╭─ Collected data

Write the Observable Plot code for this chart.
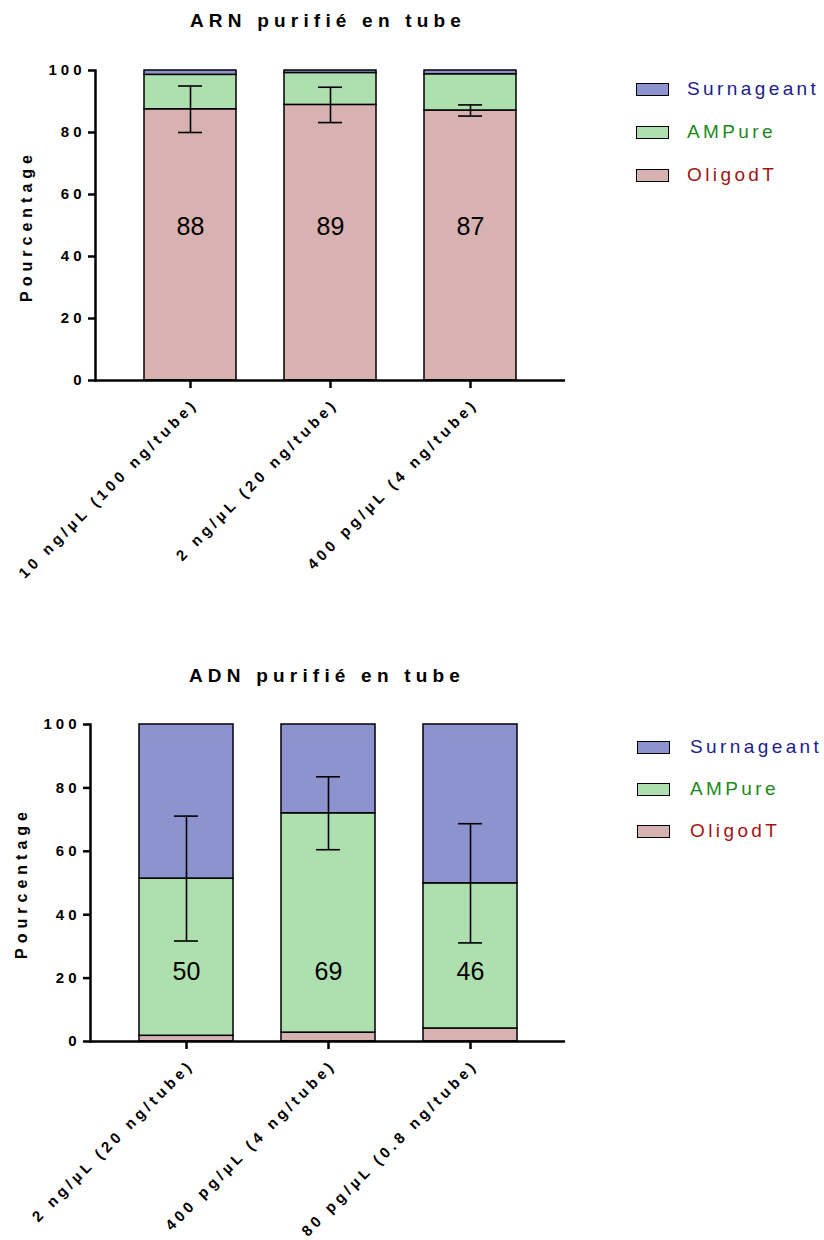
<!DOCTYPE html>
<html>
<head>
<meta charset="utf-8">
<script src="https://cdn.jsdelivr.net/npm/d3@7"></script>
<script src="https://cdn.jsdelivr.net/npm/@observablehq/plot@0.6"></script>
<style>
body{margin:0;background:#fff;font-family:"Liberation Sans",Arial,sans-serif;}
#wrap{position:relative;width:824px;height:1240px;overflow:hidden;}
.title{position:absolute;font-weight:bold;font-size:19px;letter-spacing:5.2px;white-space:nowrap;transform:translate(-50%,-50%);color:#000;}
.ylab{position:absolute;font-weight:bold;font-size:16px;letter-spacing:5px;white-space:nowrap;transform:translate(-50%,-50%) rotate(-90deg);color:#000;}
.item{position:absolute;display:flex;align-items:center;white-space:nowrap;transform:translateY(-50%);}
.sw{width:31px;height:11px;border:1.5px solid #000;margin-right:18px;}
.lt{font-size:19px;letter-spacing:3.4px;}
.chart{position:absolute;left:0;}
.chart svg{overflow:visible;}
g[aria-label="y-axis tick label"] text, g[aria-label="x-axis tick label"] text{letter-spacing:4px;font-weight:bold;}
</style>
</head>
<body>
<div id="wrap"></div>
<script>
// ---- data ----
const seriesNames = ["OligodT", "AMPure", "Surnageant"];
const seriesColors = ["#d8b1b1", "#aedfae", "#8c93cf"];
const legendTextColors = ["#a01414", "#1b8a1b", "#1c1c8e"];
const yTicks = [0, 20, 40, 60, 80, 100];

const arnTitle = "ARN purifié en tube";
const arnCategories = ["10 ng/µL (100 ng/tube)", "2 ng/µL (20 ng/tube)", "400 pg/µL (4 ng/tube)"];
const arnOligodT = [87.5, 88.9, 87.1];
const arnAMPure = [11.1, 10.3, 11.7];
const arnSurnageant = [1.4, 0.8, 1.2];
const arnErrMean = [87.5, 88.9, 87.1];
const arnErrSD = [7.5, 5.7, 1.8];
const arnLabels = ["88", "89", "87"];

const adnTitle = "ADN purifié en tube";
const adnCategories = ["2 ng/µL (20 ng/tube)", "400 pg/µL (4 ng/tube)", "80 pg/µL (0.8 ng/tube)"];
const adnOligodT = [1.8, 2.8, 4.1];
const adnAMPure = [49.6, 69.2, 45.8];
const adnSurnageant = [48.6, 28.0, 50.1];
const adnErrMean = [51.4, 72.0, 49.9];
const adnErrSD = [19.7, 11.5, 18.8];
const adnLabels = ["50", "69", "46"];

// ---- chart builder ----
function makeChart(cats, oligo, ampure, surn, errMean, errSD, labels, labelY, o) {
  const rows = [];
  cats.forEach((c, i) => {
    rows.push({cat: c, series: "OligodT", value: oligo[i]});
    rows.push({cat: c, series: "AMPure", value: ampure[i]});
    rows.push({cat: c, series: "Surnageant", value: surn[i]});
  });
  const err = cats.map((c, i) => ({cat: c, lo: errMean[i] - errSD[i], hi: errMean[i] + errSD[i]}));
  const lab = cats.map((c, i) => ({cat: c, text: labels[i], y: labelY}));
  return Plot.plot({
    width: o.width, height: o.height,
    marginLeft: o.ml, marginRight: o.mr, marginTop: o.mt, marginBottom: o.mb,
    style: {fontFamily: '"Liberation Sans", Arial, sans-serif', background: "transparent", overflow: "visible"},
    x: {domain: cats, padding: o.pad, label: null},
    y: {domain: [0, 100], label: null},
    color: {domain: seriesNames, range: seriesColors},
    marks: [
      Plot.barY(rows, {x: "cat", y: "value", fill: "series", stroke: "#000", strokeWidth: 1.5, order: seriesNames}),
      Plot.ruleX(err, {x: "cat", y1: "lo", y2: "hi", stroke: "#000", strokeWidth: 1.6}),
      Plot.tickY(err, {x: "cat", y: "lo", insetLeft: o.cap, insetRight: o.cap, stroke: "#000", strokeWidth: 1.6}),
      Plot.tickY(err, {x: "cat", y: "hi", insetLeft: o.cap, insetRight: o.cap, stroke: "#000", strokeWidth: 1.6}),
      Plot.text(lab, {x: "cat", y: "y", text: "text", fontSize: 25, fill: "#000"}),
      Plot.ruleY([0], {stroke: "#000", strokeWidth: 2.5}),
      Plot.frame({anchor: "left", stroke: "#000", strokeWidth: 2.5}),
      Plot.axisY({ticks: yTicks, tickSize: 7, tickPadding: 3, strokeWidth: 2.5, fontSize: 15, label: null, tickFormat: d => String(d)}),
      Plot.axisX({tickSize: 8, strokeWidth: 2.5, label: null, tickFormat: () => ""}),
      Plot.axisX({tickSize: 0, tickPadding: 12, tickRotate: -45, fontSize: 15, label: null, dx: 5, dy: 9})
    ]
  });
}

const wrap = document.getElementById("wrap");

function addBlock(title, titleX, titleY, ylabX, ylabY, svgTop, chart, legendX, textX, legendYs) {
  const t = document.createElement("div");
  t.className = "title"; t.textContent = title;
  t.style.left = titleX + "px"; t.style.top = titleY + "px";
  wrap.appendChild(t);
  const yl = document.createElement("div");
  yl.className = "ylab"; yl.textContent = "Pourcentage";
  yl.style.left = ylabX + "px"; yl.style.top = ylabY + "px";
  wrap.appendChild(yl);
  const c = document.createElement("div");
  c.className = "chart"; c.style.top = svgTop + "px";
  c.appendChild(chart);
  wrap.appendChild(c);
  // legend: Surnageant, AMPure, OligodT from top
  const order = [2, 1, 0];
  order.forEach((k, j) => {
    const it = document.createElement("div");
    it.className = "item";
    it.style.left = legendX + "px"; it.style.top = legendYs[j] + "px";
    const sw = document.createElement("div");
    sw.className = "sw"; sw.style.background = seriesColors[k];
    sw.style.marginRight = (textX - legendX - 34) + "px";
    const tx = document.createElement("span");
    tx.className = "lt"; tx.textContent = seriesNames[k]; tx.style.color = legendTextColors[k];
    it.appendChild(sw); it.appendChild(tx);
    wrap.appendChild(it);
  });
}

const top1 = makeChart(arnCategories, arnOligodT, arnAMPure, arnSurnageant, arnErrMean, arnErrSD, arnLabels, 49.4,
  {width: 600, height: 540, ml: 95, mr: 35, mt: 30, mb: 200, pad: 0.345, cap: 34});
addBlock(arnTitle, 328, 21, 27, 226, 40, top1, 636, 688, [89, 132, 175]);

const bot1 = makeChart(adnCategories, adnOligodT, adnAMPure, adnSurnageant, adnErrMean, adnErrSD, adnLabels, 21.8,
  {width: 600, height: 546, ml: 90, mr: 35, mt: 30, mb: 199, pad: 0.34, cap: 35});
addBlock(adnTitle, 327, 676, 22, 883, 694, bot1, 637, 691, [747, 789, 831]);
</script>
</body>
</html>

╰─

Set task ::
All of the material above needs to be restated exactly, with no pictures.

Right answer ::
Write the Observable Plot code for this chart.
<!DOCTYPE html>
<html>
<head>
<meta charset="utf-8">
<script src="https://cdn.jsdelivr.net/npm/d3@7"></script>
<script src="https://cdn.jsdelivr.net/npm/@observablehq/plot@0.6"></script>
<style>
body{margin:0;background:#fff;font-family:"Liberation Sans",Arial,sans-serif;}
#wrap{position:relative;width:824px;height:1240px;overflow:hidden;}
.title{position:absolute;font-weight:bold;font-size:19px;letter-spacing:5.2px;white-space:nowrap;transform:translate(-50%,-50%);color:#000;}
.ylab{position:absolute;font-weight:bold;font-size:16px;letter-spacing:5px;white-space:nowrap;transform:translate(-50%,-50%) rotate(-90deg);color:#000;}
.item{position:absolute;display:flex;align-items:center;white-space:nowrap;transform:translateY(-50%);}
.sw{width:31px;height:11px;border:1.5px solid #000;margin-right:18px;}
.lt{font-size:19px;letter-spacing:3.4px;}
.chart{position:absolute;left:0;}
.chart svg{overflow:visible;}
g[aria-label="y-axis tick label"] text, g[aria-label="x-axis tick label"] text{letter-spacing:4px;font-weight:bold;}
</style>
</head>
<body>
<div id="wrap"></div>
<script>
// ---- data ----
const seriesNames = ["OligodT", "AMPure", "Surnageant"];
const seriesColors = ["#d8b1b1", "#aedfae", "#8c93cf"];
const legendTextColors = ["#a01414", "#1b8a1b", "#1c1c8e"];
const yTicks = [0, 20, 40, 60, 80, 100];

const arnTitle = "ARN purifié en tube";
const arnCategories = ["10 ng/µL (100 ng/tube)", "2 ng/µL (20 ng/tube)", "400 pg/µL (4 ng/tube)"];
const arnOligodT = [87.5, 88.9, 87.1];
const arnAMPure = [11.1, 10.3, 11.7];
const arnSurnageant = [1.4, 0.8, 1.2];
const arnErrMean = [87.5, 88.9, 87.1];
const arnErrSD = [7.5, 5.7, 1.8];
const arnLabels = ["88", "89", "87"];

const adnTitle = "ADN purifié en tube";
const adnCategories = ["2 ng/µL (20 ng/tube)", "400 pg/µL (4 ng/tube)", "80 pg/µL (0.8 ng/tube)"];
const adnOligodT = [1.8, 2.8, 4.1];
const adnAMPure = [49.6, 69.2, 45.8];
const adnSurnageant = [48.6, 28.0, 50.1];
const adnErrMean = [51.4, 72.0, 49.9];
const adnErrSD = [19.7, 11.5, 18.8];
const adnLabels = ["50", "69", "46"];

// ---- chart builder ----
function makeChart(cats, oligo, ampure, surn, errMean, errSD, labels, labelY, o) {
  const rows = [];
  cats.forEach((c, i) => {
    rows.push({cat: c, series: "OligodT", value: oligo[i]});
    rows.push({cat: c, series: "AMPure", value: ampure[i]});
    rows.push({cat: c, series: "Surnageant", value: surn[i]});
  });
  const err = cats.map((c, i) => ({cat: c, lo: errMean[i] - errSD[i], hi: errMean[i] + errSD[i]}));
  const lab = cats.map((c, i) => ({cat: c, text: labels[i], y: labelY}));
  return Plot.plot({
    width: o.width, height: o.height,
    marginLeft: o.ml, marginRight: o.mr, marginTop: o.mt, marginBottom: o.mb,
    style: {fontFamily: '"Liberation Sans", Arial, sans-serif', background: "transparent", overflow: "visible"},
    x: {domain: cats, padding: o.pad, label: null},
    y: {domain: [0, 100], label: null},
    color: {domain: seriesNames, range: seriesColors},
    marks: [
      Plot.barY(rows, {x: "cat", y: "value", fill: "series", stroke: "#000", strokeWidth: 1.5, order: seriesNames}),
      Plot.ruleX(err, {x: "cat", y1: "lo", y2: "hi", stroke: "#000", strokeWidth: 1.6}),
      Plot.tickY(err, {x: "cat", y: "lo", insetLeft: o.cap, insetRight: o.cap, stroke: "#000", strokeWidth: 1.6}),
      Plot.tickY(err, {x: "cat", y: "hi", insetLeft: o.cap, insetRight: o.cap, stroke: "#000", strokeWidth: 1.6}),
      Plot.text(lab, {x: "cat", y: "y", text: "text", fontSize: 25, fill: "#000"}),
      Plot.ruleY([0], {stroke: "#000", strokeWidth: 2.5}),
      Plot.frame({anchor: "left", stroke: "#000", strokeWidth: 2.5}),
      Plot.axisY({ticks: yTicks, tickSize: 7, tickPadding: 3, strokeWidth: 2.5, fontSize: 15, label: null, tickFormat: d => String(d)}),
      Plot.axisX({tickSize: 8, strokeWidth: 2.5, label: null, tickFormat: () => ""}),
      Plot.axisX({tickSize: 0, tickPadding: 12, tickRotate: -45, fontSize: 15, label: null, dx: 5, dy: 9})
    ]
  });
}

const wrap = document.getElementById("wrap");

function addBlock(title, titleX, titleY, ylabX, ylabY, svgTop, chart, legendX, textX, legendYs) {
  const t = document.createElement("div");
  t.className = "title"; t.textContent = title;
  t.style.left = titleX + "px"; t.style.top = titleY + "px";
  wrap.appendChild(t);
  const yl = document.createElement("div");
  yl.className = "ylab"; yl.textContent = "Pourcentage";
  yl.style.left = ylabX + "px"; yl.style.top = ylabY + "px";
  wrap.appendChild(yl);
  const c = document.createElement("div");
  c.className = "chart"; c.style.top = svgTop + "px";
  c.appendChild(chart);
  wrap.appendChild(c);
  // legend: Surnageant, AMPure, OligodT from top
  const order = [2, 1, 0];
  order.forEach((k, j) => {
    const it = document.createElement("div");
    it.className = "item";
    it.style.left = legendX + "px"; it.style.top = legendYs[j] + "px";
    const sw = document.createElement("div");
    sw.className = "sw"; sw.style.background = seriesColors[k];
    sw.style.marginRight = (textX - legendX - 34) + "px";
    const tx = document.createElement("span");
    tx.className = "lt"; tx.textContent = seriesNames[k]; tx.style.color = legendTextColors[k];
    it.appendChild(sw); it.appendChild(tx);
    wrap.appendChild(it);
  });
}

const top1 = makeChart(arnCategories, arnOligodT, arnAMPure, arnSurnageant, arnErrMean, arnErrSD, arnLabels, 49.4,
  {width: 600, height: 540, ml: 95, mr: 35, mt: 30, mb: 200, pad: 0.345, cap: 34});
addBlock(arnTitle, 328, 21, 27, 226, 40, top1, 636, 688, [89, 132, 175]);

const bot1 = makeChart(adnCategories, adnOligodT, adnAMPure, adnSurnageant, adnErrMean, adnErrSD, adnLabels, 21.8,
  {width: 600, height: 546, ml: 90, mr: 35, mt: 30, mb: 199, pad: 0.34, cap: 35});
addBlock(adnTitle, 327, 676, 22, 883, 694, bot1, 637, 691, [747, 789, 831]);
</script>
</body>
</html>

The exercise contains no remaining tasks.